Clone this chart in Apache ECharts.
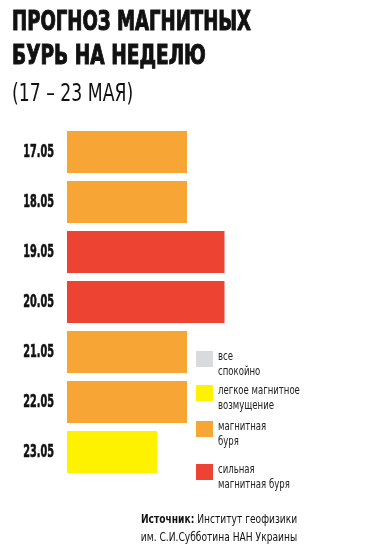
<!DOCTYPE html>
<html>
<head>
<meta charset="utf-8">
<script src="https://cdn.jsdelivr.net/npm/echarts@6/dist/echarts.min.js"></script>
<style>
html,body{margin:0;padding:0;background:#fff;}
#chart{width:385px;height:551px;}
</style>
</head>
<body>
<div id="chart"></div>
<script>
// ---- data ----
const dates = ['17.05', '18.05', '19.05', '20.05', '21.05', '22.05', '23.05'];
const dayLevel = [2, 2, 3, 3, 2, 2, 1];            // index into levelNames
const levelNames = ['все\nспокойно', 'легкое магнитное\nвозмущение', 'магнитная\nбуря', 'сильная\nмагнитная буря'];
const levelValues = [2, 3, 4, 5.25];               // bar length for each level
const levelColors = ['#D9DADB', '#FFF200', '#F7A535', '#EC4332'];
const titleLines = ['ПРОГНОЗ МАГНИТНЫХ', 'БУРЬ НА НЕДЕЛЮ'];
const subtitle = '(17 – 23 МАЯ)';
const sourceBold = 'Источник:';
const sourceLine1 = ' Институт геофизики';
const sourceLine2 = 'им. С.И.Субботина НАН Украины';

const FONT = '"DejaVu Sans Condensed", "Liberation Sans Narrow", sans-serif';

const series = levelNames.map((name, li) => ({
  name: name,
  type: 'bar',
  stack: 'all',
  barWidth: 42,
  itemStyle: { color: levelColors[li] },
  data: dayLevel.map(l => (l === li ? levelValues[li] : null)),
  silent: true
}));

const chart = echarts.init(document.getElementById('chart'), null, { renderer: 'canvas' });
chart.setOption({
  backgroundColor: '#fff',
  animation: false,
  grid: { left: 67, top: 127, width: 300, height: 350 },
  xAxis: { type: 'value', min: 0, max: 10, show: false },
  yAxis: {
    type: 'category', data: dates, inverse: true,
    axisLine: { show: false }, axisTick: { show: false }, splitLine: { show: false },
    axisLabel: { show: false }
  },
  series: series
});

// category labels placed through the category axis scale, condensed horizontally
const labelGraphics = dates.map(d => {
  const py = chart.convertToPixel({ yAxisIndex: 0 }, d);
  return {
    type: 'text', x: 54, y: py + 0.5, scaleX: 0.6, scaleY: 1,
    style: { text: d, font: 'bold 18px ' + FONT, fill: '#111', stroke: '#111', lineWidth: 0.6,
             align: 'right', verticalAlign: 'middle' }
  };
});

const legendTops = [351, 385, 421, 464];
const legendGraphics = [];
levelNames.forEach((name, i) => {
  legendGraphics.push({
    type: 'rect', x: 196, y: legendTops[i],
    shape: { width: 17, height: 16 },
    style: { fill: levelColors[i] }
  });
  legendGraphics.push({
    type: 'text', x: 218, y: legendTops[i] - 2, scaleX: 0.73,
    style: { text: name, font: '13px ' + FONT, fill: '#222', lineHeight: 15, verticalAlign: 'top' }
  });
});

chart.setOption({
  graphic: [
    { type: 'text', x: 12, y: 9, scaleX: 0.745,
      style: { text: titleLines[0], font: 'bold 27px ' + FONT, fill: '#111', stroke: '#111', lineWidth: 1, verticalAlign: 'top' } },
    { type: 'text', x: 12, y: 43, scaleX: 0.765,
      style: { text: titleLines[1], font: 'bold 27px ' + FONT, fill: '#111', stroke: '#111', lineWidth: 1, verticalAlign: 'top' } },
    { type: 'text', x: 12, y: 83, scaleX: 0.8,
      style: { text: subtitle, font: '24px ' + FONT, fill: '#111', verticalAlign: 'top' } },
    ...labelGraphics,
    ...legendGraphics,
    {
      type: 'text', x: 219, y: 511, scaleX: 0.78,
      style: {
        text: '{b|' + sourceBold + '}{r|' + sourceLine1 + '}\n{r|' + sourceLine2 + '}',
        align: 'center', verticalAlign: 'top',
        fill: '#111',
        rich: {
          b: { font: 'bold 13px ' + FONT, fill: '#111', lineHeight: 18 },
          r: { font: '13px ' + FONT, fill: '#111', lineHeight: 18 }
        }
      }
    }
  ]
});
</script>
</body>
</html>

════════

**Task goal**
Every line of text is to be repeated exactly; pictures are left out.

**Answer in full**
Clone this chart in Apache ECharts.
<!DOCTYPE html>
<html>
<head>
<meta charset="utf-8">
<script src="https://cdn.jsdelivr.net/npm/echarts@6/dist/echarts.min.js"></script>
<style>
html,body{margin:0;padding:0;background:#fff;}
#chart{width:385px;height:551px;}
</style>
</head>
<body>
<div id="chart"></div>
<script>
// ---- data ----
const dates = ['17.05', '18.05', '19.05', '20.05', '21.05', '22.05', '23.05'];
const dayLevel = [2, 2, 3, 3, 2, 2, 1];            // index into levelNames
const levelNames = ['все\nспокойно', 'легкое магнитное\nвозмущение', 'магнитная\nбуря', 'сильная\nмагнитная буря'];
const levelValues = [2, 3, 4, 5.25];               // bar length for each level
const levelColors = ['#D9DADB', '#FFF200', '#F7A535', '#EC4332'];
const titleLines = ['ПРОГНОЗ МАГНИТНЫХ', 'БУРЬ НА НЕДЕЛЮ'];
const subtitle = '(17 – 23 МАЯ)';
const sourceBold = 'Источник:';
const sourceLine1 = ' Институт геофизики';
const sourceLine2 = 'им. С.И.Субботина НАН Украины';

const FONT = '"DejaVu Sans Condensed", "Liberation Sans Narrow", sans-serif';

const series = levelNames.map((name, li) => ({
  name: name,
  type: 'bar',
  stack: 'all',
  barWidth: 42,
  itemStyle: { color: levelColors[li] },
  data: dayLevel.map(l => (l === li ? levelValues[li] : null)),
  silent: true
}));

const chart = echarts.init(document.getElementById('chart'), null, { renderer: 'canvas' });
chart.setOption({
  backgroundColor: '#fff',
  animation: false,
  grid: { left: 67, top: 127, width: 300, height: 350 },
  xAxis: { type: 'value', min: 0, max: 10, show: false },
  yAxis: {
    type: 'category', data: dates, inverse: true,
    axisLine: { show: false }, axisTick: { show: false }, splitLine: { show: false },
    axisLabel: { show: false }
  },
  series: series
});

// category labels placed through the category axis scale, condensed horizontally
const labelGraphics = dates.map(d => {
  const py = chart.convertToPixel({ yAxisIndex: 0 }, d);
  return {
    type: 'text', x: 54, y: py + 0.5, scaleX: 0.6, scaleY: 1,
    style: { text: d, font: 'bold 18px ' + FONT, fill: '#111', stroke: '#111', lineWidth: 0.6,
             align: 'right', verticalAlign: 'middle' }
  };
});

const legendTops = [351, 385, 421, 464];
const legendGraphics = [];
levelNames.forEach((name, i) => {
  legendGraphics.push({
    type: 'rect', x: 196, y: legendTops[i],
    shape: { width: 17, height: 16 },
    style: { fill: levelColors[i] }
  });
  legendGraphics.push({
    type: 'text', x: 218, y: legendTops[i] - 2, scaleX: 0.73,
    style: { text: name, font: '13px ' + FONT, fill: '#222', lineHeight: 15, verticalAlign: 'top' }
  });
});

chart.setOption({
  graphic: [
    { type: 'text', x: 12, y: 9, scaleX: 0.745,
      style: { text: titleLines[0], font: 'bold 27px ' + FONT, fill: '#111', stroke: '#111', lineWidth: 1, verticalAlign: 'top' } },
    { type: 'text', x: 12, y: 43, scaleX: 0.765,
      style: { text: titleLines[1], font: 'bold 27px ' + FONT, fill: '#111', stroke: '#111', lineWidth: 1, verticalAlign: 'top' } },
    { type: 'text', x: 12, y: 83, scaleX: 0.8,
      style: { text: subtitle, font: '24px ' + FONT, fill: '#111', verticalAlign: 'top' } },
    ...labelGraphics,
    ...legendGraphics,
    {
      type: 'text', x: 219, y: 511, scaleX: 0.78,
      style: {
        text: '{b|' + sourceBold + '}{r|' + sourceLine1 + '}\n{r|' + sourceLine2 + '}',
        align: 'center', verticalAlign: 'top',
        fill: '#111',
        rich: {
          b: { font: 'bold 13px ' + FONT, fill: '#111', lineHeight: 18 },
          r: { font: '13px ' + FONT, fill: '#111', lineHeight: 18 }
        }
      }
    }
  ]
});
</script>
</body>
</html>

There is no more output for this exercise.